Planning board recommends rezoning that would allow electric motorsport shop expansion

Published 12:05 am Friday, June 21, 2024

SALISBURY — The Rowan County Planning Board recommended a zoning change that would allow for the expansion of an electric race-car shop in northern Rowan County.

The owner, Andreas Eriksson with Perand USA, said that he applied for a rezoning from Rural Agricultural to Commercial, Business, Industrial with a conditional district because the building is currently a non-conforming use and in order to expand the building he would need to bring it into compliance with county ordinances.

The property is currently permitted for the warehouse to act as an auction house, with planning staff calling it an allowed rural home occupation. The property was sold to Eriksson at some point in 2020 or 2021, who then moved his electric motorsport shop into the area from Mooresville.

“It was a good place to be because it was a little more quiet and calm. I wanted to get away from the craziness, because my business, it really needs to be nice, clean. Everything thing that I’m doing is image, it needs to be representable,” said Eriksson.

Several nearby residents spoke at the planning board meeting, with one speaking in opposition to the rezoning and two speaking in favor of it. Luther Lyerly, who operates the properties to the east and south as farmland, said that while he has not had a problem with the current owner he did not want an industrial area directly in his family’s backyard. Lyerly called the proposal spot zoning and said that he was worried about future owners of a CBI-CD property disrupting the multiple Voluntary Agricultural Districts nearby.

Robert Sarno and Kip Jennings, who both live nearby, spoke at the meeting in favor of the rezoning.
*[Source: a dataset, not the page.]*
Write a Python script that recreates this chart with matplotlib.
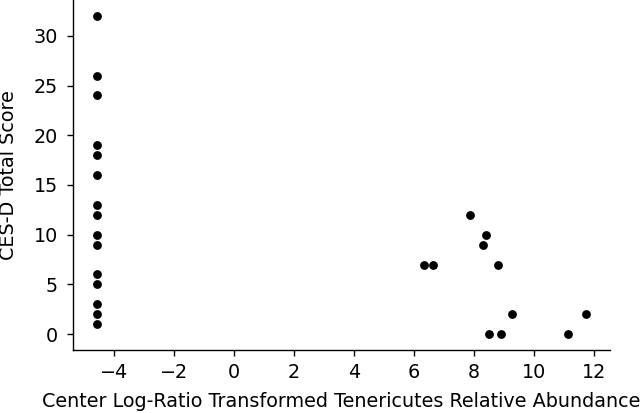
import matplotlib
matplotlib.use("Agg")
import matplotlib.pyplot as plt

x_left = [-4.55] * 15
y_left = [32, 26, 24, 19, 18, 16, 13, 12, 10, 9, 6, 5, 3, 2, 1]
x_right = [6.34, 6.64, 7.87, 8.29, 8.40, 8.82, 8.51, 8.92, 9.26, 11.13, 11.73]
y_right = [7, 7, 12, 9, 10, 7, 0, 0, 2, 0, 2]

xs = x_left + x_right
ys = y_left + y_right

fig = plt.figure(figsize=(6.43, 4.13), dpi=100)
ax = fig.add_axes([0.113, 0.1525, 0.836, 0.8475])
ax.scatter(xs, ys, s=40, color="black", linewidths=0)
ax.spines["top"].set_visible(False)
ax.spines["right"].set_visible(False)
for s in ("left", "bottom"):
    ax.spines[s].set_linewidth(1.0)
ax.set_xticks([-4, -2, 0, 2, 4, 6, 8, 10, 12])
ax.set_yticks([0, 5, 10, 15, 20, 25, 30])
ax.tick_params(labelsize=13.8, length=4.2, width=1.0, pad=5)
ax.tick_params(axis="y", pad=6.5)
ax.set_xlabel("Center Log-Ratio Transformed Tenericutes Relative Abundance", fontsize=13.8, labelpad=7)
ax.set_ylabel("CES-D Total Score", fontsize=13.8, labelpad=11)
fig.savefig("out.png", dpi=100)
Sarno said that he was in favor of allowing Eriksson to expand because he has been a good neighbor, saying that the electric car shop created a green usage of the building and that the business had never bothered him. Jennings was the owner of the auction house and sold Eriksson the land.
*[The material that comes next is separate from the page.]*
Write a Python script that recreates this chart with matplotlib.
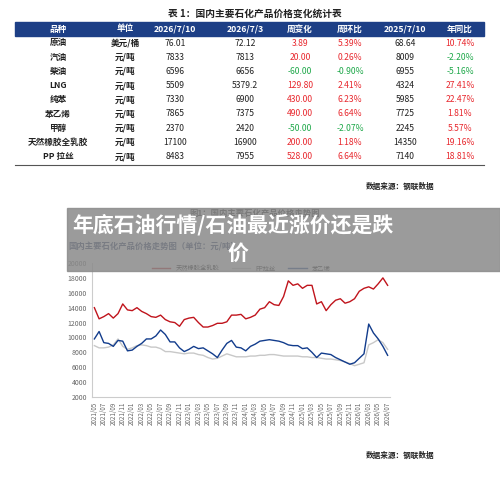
import matplotlib
matplotlib.use('Agg')
import matplotlib.pyplot as plt
from matplotlib.patches import Rectangle
import numpy as np

plt.rcParams['font.family'] = ['Noto Sans CJK SC', 'DejaVu Sans']

# 表格数据
header = ['品种', '单位', '2026/7/10', '2026/7/3', '周变化', '周环比', '2025/7/10', '年同比']
names = ['原油', '汽油', '柴油', 'LNG', '纯苯', '苯乙烯', '甲醇', '天然橡胶全乳胶', 'PP 拉丝']
units = ['美元/桶', '元/吨', '元/吨', '元/吨', '元/吨', '元/吨', '元/吨', '元/吨', '元/吨']
p_now = ['76.01', '7833', '6596', '5509', '7330', '7865', '2370', '17100', '8483']
p_week = ['72.12', '7813', '6656', '5379.2', '6900', '7375', '2420', '16900', '7955']
chg = ['3.89', '20.00', '-60.00', '129.80', '430.00', '490.00', '-50.00', '200.00', '528.00']
chg_pct = ['5.39%', '0.26%', '-0.90%', '2.41%', '6.23%', '6.64%', '-2.07%', '1.18%', '6.64%']
p_year = ['68.64', '8009', '6955', '4324', '5985', '7725', '2245', '14350', '7140']
yoy = ['10.74%', '-2.20%', '-5.16%', '27.41%', '22.47%', '1.81%', '5.57%', '19.16%', '18.81%']

# 走势图数据（月度，2021/05 - 2026/07）
rubber = [14000, 12500, 12800, 13200, 12600, 13200, 14500, 13700,
          13600, 14000, 13500, 13200, 12800, 12700, 13000, 12400, 12100, 12000, 11500, 12400,
          12600, 12700, 12000, 11400, 11400, 11600, 11900, 11900, 12100, 13000, 13000, 13100,
          12500, 12700, 13000, 13800, 14000, 14800, 14400, 14300, 15500, 17600, 17000, 17200,
          16600, 17000, 17000, 14500, 14800, 13600, 14400, 15000, 15200, 14600, 14800, 15200,
          16200, 16600, 16800, 16500, 17200, 18000, 17000]
pp = [8900, 8600, 8600, 8700, 9000, 9800, 8800, 8400,
      8600, 8900, 9000, 8900, 8700, 8700, 8500, 8100, 8100, 8000, 7900, 7800,
      7900, 7900, 7700, 7600, 7300, 7100, 7200, 7500, 7800, 7600, 7400, 7400,
      7400, 7500, 7500, 7600, 7600, 7700, 7700, 7600, 7500, 7500, 7500, 7500,
      7400, 7400, 7300, 7300, 7200, 7100, 7100, 7000, 6900, 6700, 6500, 6200,
      6400, 6600, 9000, 9300, 9700, 9300, 8400]
styrene = [9800, 10800, 9300, 9200, 8800, 9600, 9500, 8200,
           8300, 8800, 9200, 9800, 9800, 10200, 11000, 10400, 9400, 9400, 8600, 8100,
           8400, 8800, 8500, 8600, 8200, 7800, 7300, 8300, 9200, 9600, 8700, 8600,
           8200, 8800, 9100, 9500, 9600, 9700, 9600, 9500, 9300, 9000, 8900, 8900,
           8500, 8600, 8000, 7300, 7900, 7800, 7700, 7300, 7000, 6700, 6400, 6600,
           7200, 7800, 11800, 10600, 9800, 8800, 7600]
months = []
for y in range(2021, 2027):
    for m in range(1, 13):
        if (y == 2021 and m < 5) or (y == 2026 and m > 7):
            continue
        months.append('%d/%02d' % (y, m))

W, H = 500, 480
fig = plt.figure(figsize=(5, 4.8), dpi=100)

def fx(x):
    return x / W

def fy(y):
    return 1 - y / H

# 表格
fig.text(fx(255), fy(14), '表 1：国内主要石化产品价格变化统计表', ha='center', va='center',
         fontsize=7, fontweight='bold', color='#222222')
fig.patches.append(Rectangle((fx(15), fy(35.5)), fx(469), 13.5 / H, transform=fig.transFigure,
                             color='#1d3f86', zorder=0))
cols_x = [58, 125, 175, 245, 300, 350, 405, 460]
for cx, h in zip(cols_x, header):
    fig.text(fx(cx), fy(29), h, ha='center', va='center', fontsize=6.2, color='white', fontweight='bold')
red, green = '#e8282e', '#1fa84a'
for i in range(len(names)):
    yy = fy(43 + i * 14.2)
    row = [names[i], units[i], p_now[i], p_week[i], chg[i], chg_pct[i], p_year[i], yoy[i]]
    for j, (cx, v) in enumerate(zip(cols_x, row)):
        c = '#222222'
        if j >= 4 and j != 6:
            c = green if v.startswith('-') else red
        fig.text(fx(cx), yy, v, ha='center', va='center', fontsize=6.2, color=c,
                 fontweight='bold' if j < 2 else 'normal')
fig.add_artist(plt.Line2D([fx(15), fx(484)], [fy(164.5), fy(164.5)], color='#555555', lw=0.8))
fig.text(fx(400), fy(186), '数据来源：钢联数据', ha='center', va='center', fontsize=5.5,
         fontweight='bold', color='#222222')

# 走势图
fig.text(fx(255), fy(213), '图1：国内主要石化产品价格走势图', ha='center', va='center', fontsize=6,
         fontweight='bold', color='#222222')
fig.text(fx(68), fy(247), '国内主要石化产品价格走势图（单位：元/吨）', ha='left', va='center',
         fontsize=6, fontweight='bold', color='#1d3060')

ax = fig.add_axes([fx(92), fy(397), fx(298), 134 / H])
x = np.arange(len(months))
ax.plot(x, rubber, color='#c0141c', lw=1.0, label='天然橡胶全乳胶')
ax.plot(x, pp, color='#c8c8c8', lw=1.0, label='PP拉丝')
ax.plot(x, styrene, color='#123c8c', lw=1.0, label='苯乙烯')
ax.set_ylim(2000, 20000)
ax.set_yticks(range(2000, 20001, 2000))
ax.set_xlim(-0.5, len(months) - 0.5)
ax.set_xticks(x[::2])
ax.set_xticklabels(months[::2], rotation=90, fontsize=4.5, color='#666666')
ax.tick_params(axis='y', labelsize=5, colors='#666666', length=0)
ax.tick_params(axis='x', length=0)
for s in ['top', 'right']:
    ax.spines[s].set_visible(False)
ax.spines['left'].set_color('#cccccc')
ax.spines['bottom'].set_color('#cccccc')
ax.legend(loc='upper center', ncol=3, frameon=False, fontsize=4.5, bbox_to_anchor=(0.5, 1.03),
          handlelength=3)
fig.text(fx(400), fy(455), '数据来源：钢联数据', ha='center', va='center', fontsize=5.5,
         fontweight='bold', color='#222222')

# 灰色标题遮罩
fig.patches.append(Rectangle((fx(67), fy(271)), fx(433), 63 / H, transform=fig.transFigure,
                             color='#8a8a8a', alpha=0.85, zorder=5))
fig.text(fx(72), fy(225), '年底石油行情/石油最近涨价还是跌', ha='left', va='center', fontsize=15,
         fontweight='bold', color='white', zorder=6)
fig.text(fx(238), fy(253), '价', ha='center', va='center', fontsize=15,
         fontweight='bold', color='white', zorder=6)

fig.savefig('out.png', dpi=100)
“I don’t have a problem with this. This area when I grew up, 10 years old, they called this area no man’s land. I built a house there, I took a chance, and I’ve been there 22 years, I ran an auction in that building for 22 years, I’ve never had a problem. That area is growing,” said Jennings.
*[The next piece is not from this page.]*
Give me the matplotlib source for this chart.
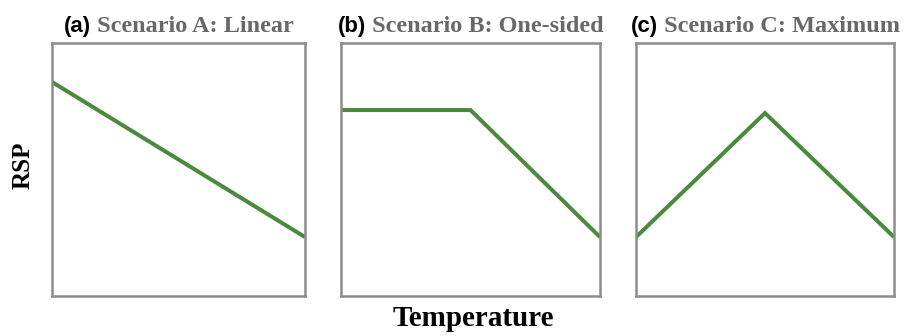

Several of the planning board members, including Timothy Norris and Jerry Davis, said that their concern was not with Eriksson and his business, but with what usages would be allowed under the CBI-CD if Eriksson ever sold the property.
“This is the type of small business we love to see in Rowan County, it’s clean. We tell folks we want growth in Rowan County, we want to look for things like this to bring to the community. My only fear on this, is this gentleman decides not to move forward with this after we approve the CBI and somebody else puts something in there that’s worse,” said Davis.

The members asked if a Special Use Permit, which would only allow for the electric race-car shop, would be possible to allow for Eriksson’s desired expansion. Senior Planner Shane Stewart, who presented the staff report, said that an SUP could be used to bring the business into conformity, but it could not be used to expand the building.

Planning board member Sean Reid noted that everyone who simply lived nearby had spoken in favor of the rezoning. He also pointed to an earlier point from planning board chair Karla Foster Leonard, who said that farms fit more into a business category than residential.

“They’re saying he’s a good neighbor. Can you blame somebody if I’m wanting to make it conforming and he has the support of his neighbors, who are residential? And to Karla’s point, the one who was against it, he’s a business. If it was a residential, high-density area, those two landowners seem like they would be the ones complaining. And, based upon the years of owning the land, I don’t think they’re going anywhere anytime soon. So who would be the true victims of the expansion, even if they expanded further?” said Reid.

At the end of the discussion, the members of the planning board voted unanimously to recommend the rezoning with the condition that Perand USA pave Jenny Drive, which is currently gravel, from the Old Union Church Road intersection to its driveway.
The planning board’s vote is not final. The request, along with the recommendation, will be submitted to the Rowan County Board of Commissioners for the final vote.